The seven sales points were in North China, East China, South China, Central China, Xinan, Xibei and Dongbei under the Beijing headquarters.
“There will be no cuts from the reshuffle,” Samsung said, denying rumors that some local workers would be dismissed.
The tech giant’s reshuffle in China came amid continued sluggish sales in its smartphone and home appliance businesses in recent years.
The market share of Samsung’s mainstay, the smartphone business, fell to 5 percent last year from 19.7 percent in 2013. Its shipments dropped to 23 million units from 62 million units during the same period.
Its smartphone business is losing steam in the Chinese market due to the rise of Chinese brands, including Huawei, Vivo, OPPO and Xiaomi. Sales of smartphones made by Chinese firms accounted for 87 percent of total sales in the nation in the second quarter of this year, according to Counterpoint Research.
Last year’s Note 7 incident fueled further discontent among Chinese consumers. Samsung did not include China during the first recall of its fire-prone Note 7 in September, but the batteries used in China were found to have problems later.

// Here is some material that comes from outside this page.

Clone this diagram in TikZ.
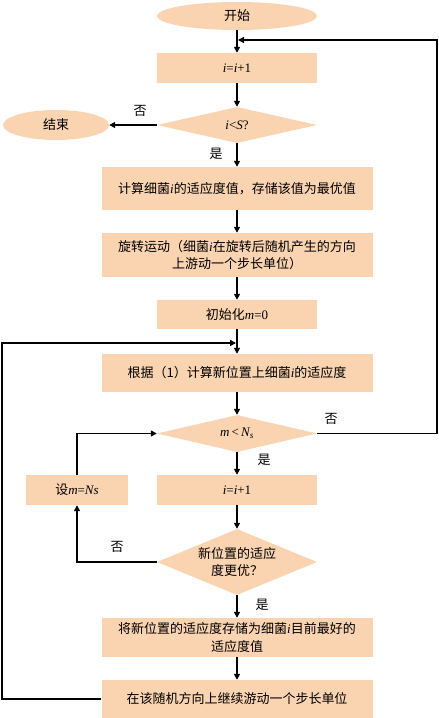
\documentclass[tikz,border=0pt]{standalone}
\usepackage{fontspec}
\setmainfont{Liberation Serif}
\newfontfamily\cjk{Noto Sans CJK SC}
\newcommand{\vv}[1]{{\rmfamily\itshape #1}}
\newcommand{\rr}[1]{{\rmfamily #1}}
\usetikzlibrary{shapes.geometric,arrows.meta}
\definecolor{peach}{HTML}{FAD3B0}
\tikzset{
  box/.style={draw=none,fill=peach,rectangle,inner sep=0pt,align=center,font=\cjk\fontsize{13}{17.5}\selectfont},
  wide/.style={box,minimum width=271pt,minimum height=43pt},
  narrow/.style={box,minimum width=160pt,minimum height=30pt},
  term/.style={box,ellipse,minimum width=160pt,minimum height=28pt},
  dec/.style={box,diamond,aspect=4.4,minimum width=160pt,minimum height=37pt,inner sep=0pt},
  conn/.style={line width=1.6pt,-{Triangle[length=6pt,width=6pt]}},
  lbl/.style={font=\cjk\fontsize{13}{15}\selectfont,inner sep=0pt}
}
\begin{document}
\begin{tikzpicture}[x=1pt,y=-1pt]
\useasboundingbox (0,0) rectangle (439,718);
\fill[white] (0,0) rectangle (439,718);
\node[term] (start) at (237,16) {开始};
\node[narrow] (inc1) at (237,68) {\vv{i}\rr{=}\vv{i}\rr{+1}};
\node[dec,minimum height=36pt] (d1) at (237,125) {\vv{i}\rr{<}\vv{S}\rr{?}};
\node[term,minimum width=106pt,minimum height=30pt] (end) at (56,125) {结束};
\node[wide,minimum height=43pt] (calc) at (237,188.5) {计算细菌\vv{i}的适应度值，存储该值为最优值};
\node[wide,minimum height=44pt] (rot) at (237,255) {旋转运动（细菌\vv{i}在旋转后随机产生的方向\\上游动一个步长单位）};
\node[narrow,minimum height=29pt] (init) at (237,314.5) {初始化\vv{m}\rr{=0}};
\node[wide,minimum height=38pt] (new) at (237,373) {根据（1）计算新位置上细菌\vv{i}的适应度};
\node[dec] (d2) at (237,433.5) {\vv{m}\rr{\,<\,}\vv{N}\textsubscript{\vv{s}}};
\node[narrow] (inc2) at (237,490) {\vv{i}\rr{=}\vv{i}\rr{+1}};
\node[box,minimum width=102pt,minimum height=30pt] (set) at (77,490) {设\vv{m}\rr{=}\vv{Ns}};
\node[dec,minimum height=66pt,aspect=2.4] (d3) at (237,562) {新位置的适应\\度更优？};
\node[wide,minimum height=39pt] (store) at (237,637.5) {将新位置的适应度存储为细菌\vv{i}目前最好的\\适应度值};
\node[wide,minimum height=38pt] (cont) at (237,699) {在该随机方向上继续游动一个步长单位};
\coordinate (j1) at (237,40);
\coordinate (j2) at (237,343);
% main flow
\draw[conn] (start) -- (inc1);
\draw[conn] (inc1) -- (d1);
\draw[conn] (d1.west) -- (end);
\draw[conn] (d1) -- (calc);
\draw[conn] (calc) -- (rot);
\draw[conn] (rot) -- (init);
\draw[conn] (init) -- (new);
\draw[conn] (new) -- (d2);
\draw[conn] (d2) -- (inc2);
\draw[conn] (inc2) -- (d3);
\draw[conn] (d3) -- (store);
\draw[conn] (store) -- (cont);
% loops
\draw[conn] (d2.east) -- (437,433.5) -- (437,40) -- ([xshift=1pt]j1);
\draw[conn] (cont.west) -- (2,699) -- (2,343) -- ([xshift=-1pt]j2);
\draw[conn] (d3.west) -- (77,562) -- (set.south);
\draw[conn] (set.north) -- (77,433.5) -- (d2.west);
% labels
\node[lbl] (l1) at (140,111) {否};
\node[lbl] (l2) at (216,154) {是};
\node[lbl] (l3) at (331,419) {否};
\node[lbl] (l4) at (264,460) {是};
\node[lbl] (l5) at (117,547) {否};
\node[lbl] (l6) at (262,605) {是};
\end{tikzpicture}
\end{document}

“Samsung is expected to keep a low profile over the next year, with Chinese consumers’ low expectations toward its upcoming Note 8, due to persisting discontent from the Note 7 incident alongside the launch of Apple’s iPhone 8,” said Kang Kyung-soo, a researcher at Counterpoint Research.
The Galaxy S8 series, Samsung’s first premium smartphones following the Note 7 incident, sold 300,000 units in China in the first month after its launch in May, pushing the ranking of the Korean tech giant to sixth place with a 3 percent market share in the second quarter of this year.
Alongside smartphones, Samsung’s home appliance business is also struggling in the country, with the combined share of Samsung and LG in the Chinese market standing at less than 5 percent last year, according to the US market research firm Strategy Analytics.